There’s been so much in the news about the student loan debt crisis, that many people have overlooked the other type of debt that college students often incur, namely, credit card debt.
In a recent study, it was found that undergraduates are carrying an average of $3,000 in credit card debt, and that graduate students have credit card debt of $4,000-$7,000.
I was so shocked by these statistics that I decided to explore this issue thoroughly before sending my son off to school in August.
As the parent of a rising college student, I have been so focused on the avoidance of student loans and how to get him prepped for life on his own, that I didn’t give as much thought to warning him about the use of credit cards.
Besides, he doesn’t have a credit card and we don’t have him listed as an authorized user on any of ours, so it shouldn’t really matter, right? Well, I have to admit that I was wrong.
The Credit Card Act of 2009 – Does it really protect students?
The Credit Card Act of 2009 put in place restrictions that were meant to protect college age kids from being taken advantage of by credit card issuers. This included bans on campus credit card marketing and the issuance of cards for anyone under 21, unless they have a co-signer or can provide proof of the ability to make payments. What the writers of the act failed to take into account, is the ability of credit card companies to market to their target audience through the use of social media sites.
In fact, it’s estimated that 95% of undergraduate and graduate students have Facebook accounts.
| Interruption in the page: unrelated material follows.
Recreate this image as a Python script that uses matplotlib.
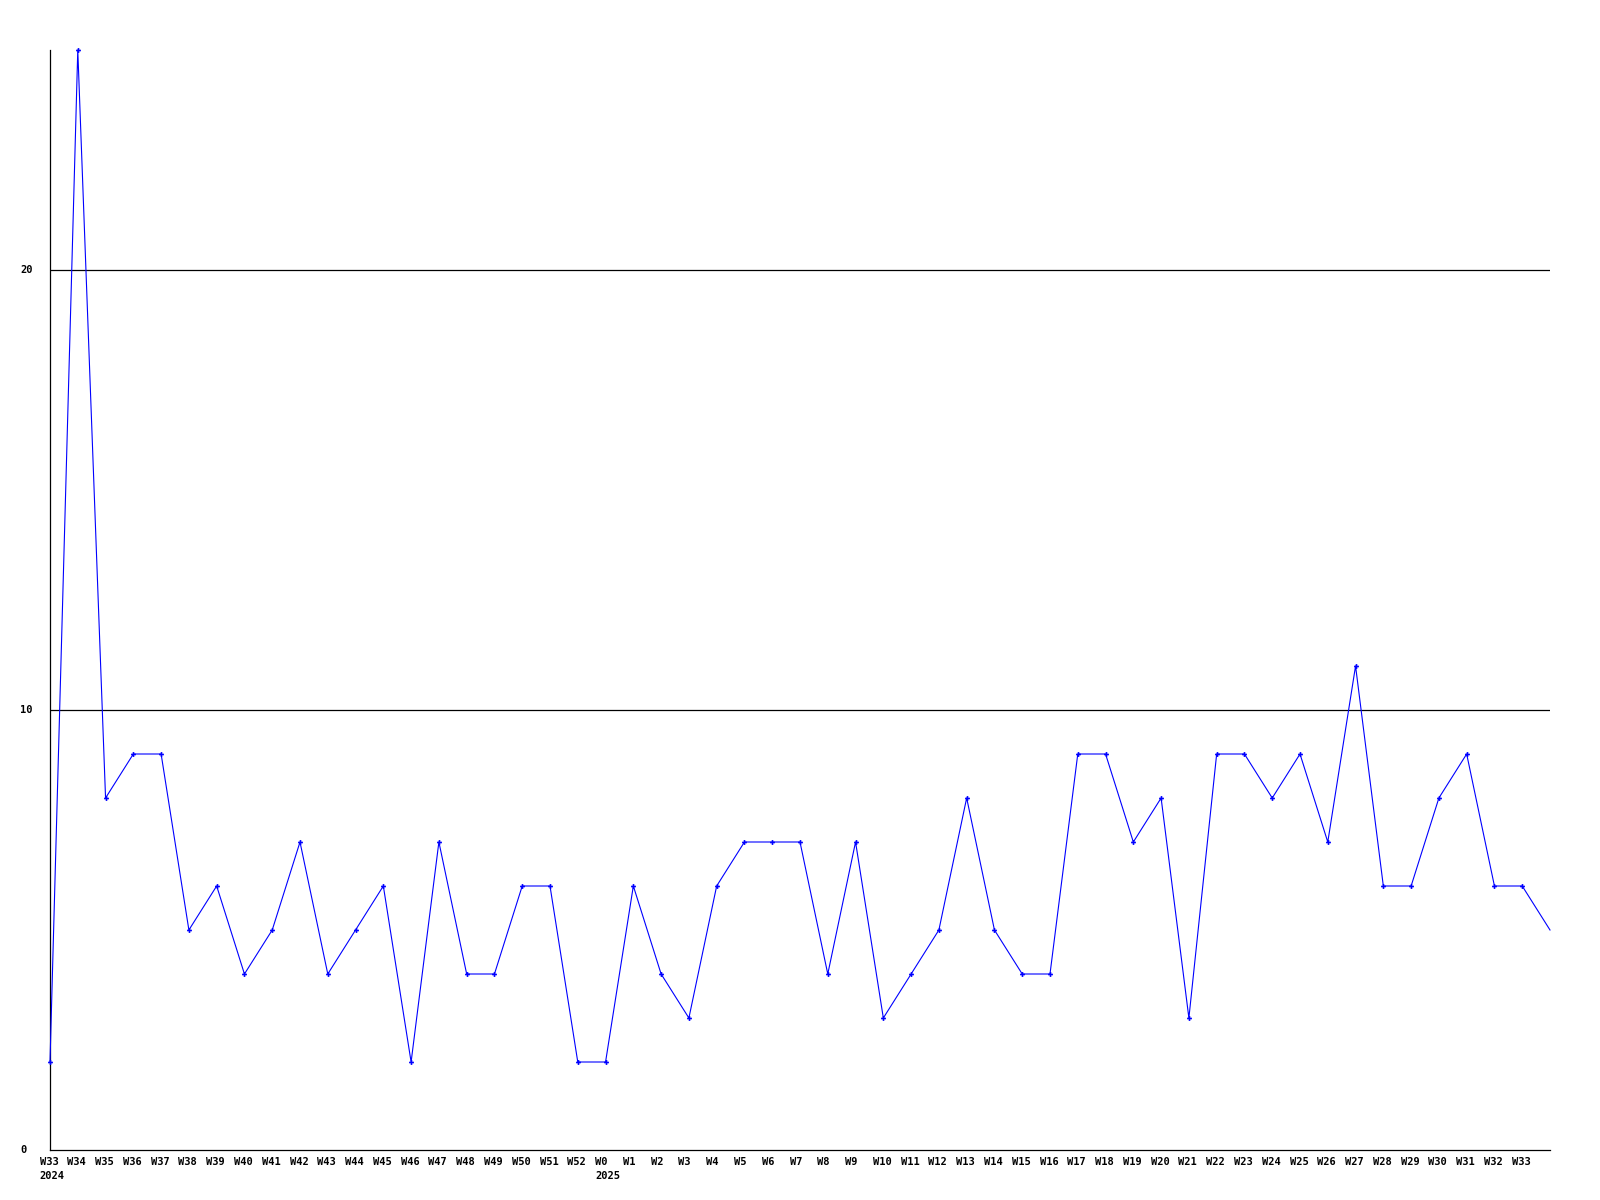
import matplotlib
matplotlib.use("Agg")
import matplotlib.pyplot as plt

weeks_2024 = ["W%d" % w for w in range(33, 53)]
weeks_2025 = ["W0"] + ["W%d" % w for w in range(1, 34)]
week_labels = weeks_2024 + weeks_2025
year_labels = ["2024", "2025"]
year_starts = [0, len(weeks_2024)]

values = [2, 25, 8, 9, 9, 5, 6, 4, 5, 7, 4, 5, 6, 2, 7, 4, 4, 6, 6, 2,
          2, 6, 4, 3, 6, 7, 7, 7, 4, 7, 3, 4, 5, 8, 5, 4, 4, 9, 9, 7,
          8, 3, 9, 9, 8, 9, 7, 11, 6, 6, 8, 9, 6, 6, 5]

y_ticks = [0, 10, 20]

fig = plt.figure(figsize=(16, 12), dpi=100)
ax = fig.add_axes([50/1600, 50/1200, 1500/1600, 1100/1200])

x = list(range(len(values)))
ax.plot(x, values, color="#0000ff", lw=0.8, marker="P", markersize=3.5,
        markeredgewidth=0, markevery=list(range(len(week_labels))), clip_on=False, zorder=3)

for yv in y_ticks[1:]:
    ax.axhline(yv, color="black", lw=0.9, zorder=1)

ax.set_xlim(0, len(values) - 1)
ax.set_ylim(0, 25)
for s in ["top", "right"]:
    ax.spines[s].set_visible(False)
for s in ["left", "bottom"]:
    ax.spines[s].set_linewidth(0.9)

font = dict(family="DejaVu Sans Mono", fontweight="bold", fontsize=7.5)
ax.set_xticks([])
ax.set_yticks([])

for i, lab in enumerate(week_labels):
    ax.annotate(lab, xy=(i, 0), xycoords=("data", "axes fraction"),
                xytext=(-7.5, -8.5), textcoords="offset points",
                ha="left", va="center", **font)

for i, lab in zip(year_starts, year_labels):
    ax.annotate(lab, xy=(i, 0), xycoords=("data", "axes fraction"),
                xytext=(-7.5, -19), textcoords="offset points",
                ha="left", va="center", **font)

for yv in y_ticks:
    ax.annotate(str(yv), xy=(0, yv), xycoords=("axes fraction", "data"),
                xytext=(-21.5, 0), textcoords="offset points",
                ha="left", va="center", **font)

fig.savefig("out.png", dpi=100, facecolor="white")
Considering the access companies have to information provided through social sites, it’s very likely that young adults will be exposed to credit card ads targeted to them. I’m not naïve enough to think that my kid wouldn’t click on one of these ads, if he thought he could get something for free.
The pros of getting my son a credit card
- He can establish a credit history before he graduates, which means that he has a better chance of qualifying for a decent interest rate on a car loan when he leaves college, and he most likely won’t need us to co-sign on a car loan!
- A positive credit line means that he will probably be able to qualify for an apartment lease on his own.
- More companies are pulling the credit reports of potential employees, so he could have an edge when applying for a job.
- He has access to money in case of an emergency.
The cons of getting him a credit card
- He goes hog – wild and uses the card to pay for video games, pizza, and I don’t even want to know what else, thus spending up to his credit limit.
- He only makes the minimum payment and accrues an obscene amount of interest charges.
- He forgets to make a payment or payments and negates the intent of building a positive credit history.
- He loses the card and opens himself up to fraudulent charges or identity theft.
What’s the solution?
In the end, we decided to get him a low interest rate secured credit card, one that reports to all three credit bureaus, in his name. However, we hold possession of the credit card and he doesn’t actually get to have it until he turns 21 or graduates, whichever comes first. As long as he maintains a positive balance in his checking account and manages his money responsibly, we will make a small monthly payment on his credit card in order to build up the initial deposit.
This will accomplish two things: build up his credit line and insure that he has a solid credit history. As a bonus, he will have a nice chunk of money available upon graduation.
What do you think about college students and credit cards?